I have a SIP Server that does not put a DSCP code on it's traffic. This server is behind an ASA, and I want to prioritize its traffic passing through an ASA from the private to public network.

I am using the ASA shape feature, and have it set to prioritize "EF AF31" DSCP.

I am assuming I would use and ACL to match the traffic, but then would I use a class map / policy map to mark the traffic on the inside, before it passes through the shaper?

2 Answers 2


To my knowledge, the ASA platform is only able to classify based on existing DSCP markings, not apply or change them.

It does preserve existing markings, though.

  • Is a managed switch able to set DSCP? What could I use to mark the traffic?
    – Blake
    Commented Jun 18, 2013 at 18:11
  • Obviously very dependent on the vendor and model of switch, but generally yes. For instance, many of the Cisco Catalyst family is able to do this via the MQC command line, which allows you to mark using class-maps and policy maps.
    – Mierdin
    Commented Jun 18, 2013 at 18:18
  • @blake, please ask a separate question about switch qos... please include the vendor and model of switch... if it's a chassis switch, also include the specific linecard model number Commented Jun 18, 2013 at 21:12
  • Beware of using a switch thats not a ME or WAN switch. A lot of the LAN catalyst ranges have limited QoS capabilities @ layer 3 and are really limited to layer 2 QoS and COS-DSCP marking type functionality. If you're looking to identify the traffic (possibly dynamically via NBAR) at layer 4 onwards then mark I would defo recommend a router or a ME series.

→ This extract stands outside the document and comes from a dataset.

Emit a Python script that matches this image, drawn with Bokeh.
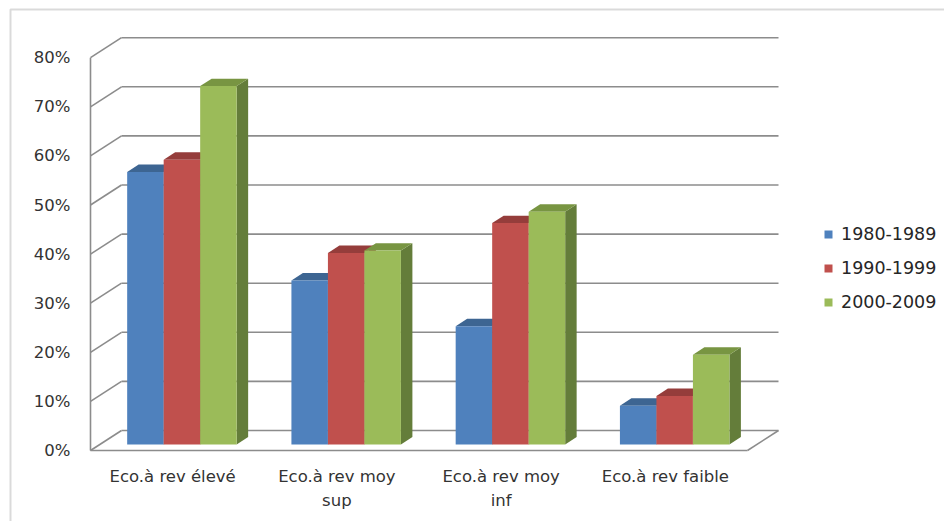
from bokeh.plotting import figure
from bokeh.models import Range1d, Legend, LegendItem, BoxAnnotation
from bokeh.core.properties import value
from bokeh.embed import file_html
from bokeh.resources import INLINE

# ---- data -------------------------------------------------------------
categories = ["Eco.à rev élevé", "Eco.à rev moy\nsup", "Eco.à rev moy\ninf", "Eco.à rev faible"]
series_names = ["1980-1989", "1990-1999", "2000-2009"]
s1980 = [0.555, 0.334, 0.241, 0.079]
s1990 = [0.580, 0.390, 0.451, 0.099]
s2000 = [0.730, 0.395, 0.474, 0.183]
tick_values = [0.0, 0.1, 0.2, 0.3, 0.4, 0.5, 0.6, 0.7, 0.8]
tick_labels = ["0%", "10%", "20%", "30%", "40%", "50%", "60%", "70%", "80%"]

series = [s1980, s1990, s2000]
front_colors = ["#4F81BD", "#C0504D", "#9BBB59"]
top_colors = ["#3D6592", "#953D3B", "#789542"]
side_colors = ["#3A5F8A", "#8C3936", "#647D3A"]

# ---- canvas / scales ----------------------------------------------------
W, H = 944, 521
SLOT_PX = 164.25      # pixels per category slot
LEFT_PX = 90          # front-left corner of the floor
ZERO_PX = 450         # front 0% line (from top)
UNIT_PX = 491         # pixels for 100%

x_start = -LEFT_PX / SLOT_PX
x_end = (W - LEFT_PX) / SLOT_PX
y_start = -(H - ZERO_PX) / UNIT_PX
y_end = ZERO_PX / UNIT_PX

# depth direction of the pseudo-3D box (full depth), in data units
DX = 31 / SLOT_PX
DY = 20 / UNIT_PX
Z0, Z1 = 0.30, 0.67   # bar front / back depth
BAR_W = 2 / 9
GAP = 1 / 6

p = figure(width=W, height=H, x_range=Range1d(x_start, x_end), y_range=Range1d(y_start, y_end),
           x_axis_type=None, y_axis_type=None, toolbar_location=None, output_backend="svg",
           min_border=0, outline_line_color=None, background_fill_color="white",
           border_fill_color="white")


def proj(x, y, z):
    return x + z * DX, y + z * DY


n_cat = len(categories)
grid_color = "#8C8C8C"

# chart-area border
p.add_layout(BoxAnnotation(left=x_start + 10 / SLOT_PX, right=x_end + 1,
                           top=y_end - 9 / UNIT_PX, bottom=y_start - 1,
                           fill_alpha=0, line_color="#868686", line_width=2))

# back-wall gridlines and side-wall diagonals
gx, gy = [], []
for t in tick_values:
    bx0, by0 = proj(0, t, 1)
    bx1, by1 = proj(n_cat, t, 1)
    gx.append([bx0, bx1]); gy.append([by0, by1])
    fx, fy = proj(0, t, 0)
    gx.append([fx, bx0]); gy.append([fy, by0])
# front vertical edge, front floor edge, right floor edge
gx.append([0, 0]); gy.append([0, tick_values[-1]])
gx.append([0, n_cat]); gy.append([0, 0])
rx, ry = proj(n_cat, 0, 1)
gx.append([n_cat, rx]); gy.append([0, ry])
p.multi_line(gx, gy, line_color=grid_color, line_width=1.6)

# bars
legend_items = []
for j, vals in enumerate(series):
    fxs, fys, txs, tys, sxs, sys_ = [], [], [], [], [], []
    for i, v in enumerate(vals):
        x0 = i + GAP + j * BAR_W
        x1 = x0 + BAR_W
        a = proj(x0, 0, Z0); b = proj(x1, 0, Z0); c = proj(x1, v, Z0); d = proj(x0, v, Z0)
        fxs.append([a[0], b[0], c[0], d[0]]); fys.append([a[1], b[1], c[1], d[1]])
        e = proj(x1, v, Z1); f = proj(x0, v, Z1)
        txs.append([d[0], c[0], e[0], f[0]]); tys.append([d[1], c[1], e[1], f[1]])
        g = proj(x1, 0, Z1)
        sxs.append([b[0], g[0], e[0], c[0]]); sys_.append([b[1], g[1], e[1], c[1]])
    p.patches(sxs, sys_, fill_color=side_colors[j], line_color=None)
    p.patches(txs, tys, fill_color=top_colors[j], line_color=None)
    r = p.patches(fxs, fys, fill_color=front_colors[j], line_color=None)
    legend_items.append(LegendItem(label=series_names[j], renderers=[r]))

# value axis labels
p.text(x=[-20 / SLOT_PX] * len(tick_values), y=tick_values, text=tick_labels,
       text_align="right", text_baseline="middle", text_font=value("DejaVu Sans"),
       text_font_size="16.5px", text_color="#333333")

# category labels
p.text(x=[i + 0.5 for i in range(n_cat)], y=[-16 / UNIT_PX] * n_cat, text=categories,
       text_align="center", text_baseline="top", text_font=value("DejaVu Sans"),
       text_font_size="16.5px", text_color="#333333", text_line_height=1.27)

legend = Legend(items=legend_items, location=(823, H - 312), orientation="vertical",
                glyph_width=10, glyph_height=10, label_standoff=8, spacing=14,
                padding=0, margin=0, border_line_color=None, background_fill_alpha=0,
                label_text_font="DejaVu Sans", label_text_font_size="17.5px",
                label_text_color="#262626")
p.add_layout(legend)

open("out.html", "w").write(file_html(p, INLINE))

Commented Jun 22, 2013 at 11:50

ASA's can preserve DSCP and match traffic based on the DSCP markings, but it does not have the ability to mark/change DSCP.

Your best bet would be to place a switch (or other device) that can mark DSCP before the ASA to mark your traffic.

However, I do want to note that if the "public" network on the ASA is to a service provider (as is often the case) that unless your contract specifies that they will honor QoS/DSCP, they will often mark all ingress packets from your network with their own default, negating your own DSCP markings (and the same can be true of their upstream providers or peers).

So if you want them to be used for other than matching traffic on the ASA, you would need to check that your provider (and theirs) will honor them (as well as which values they will honor). Usually this is the hardest part of dealing QoS on public networks.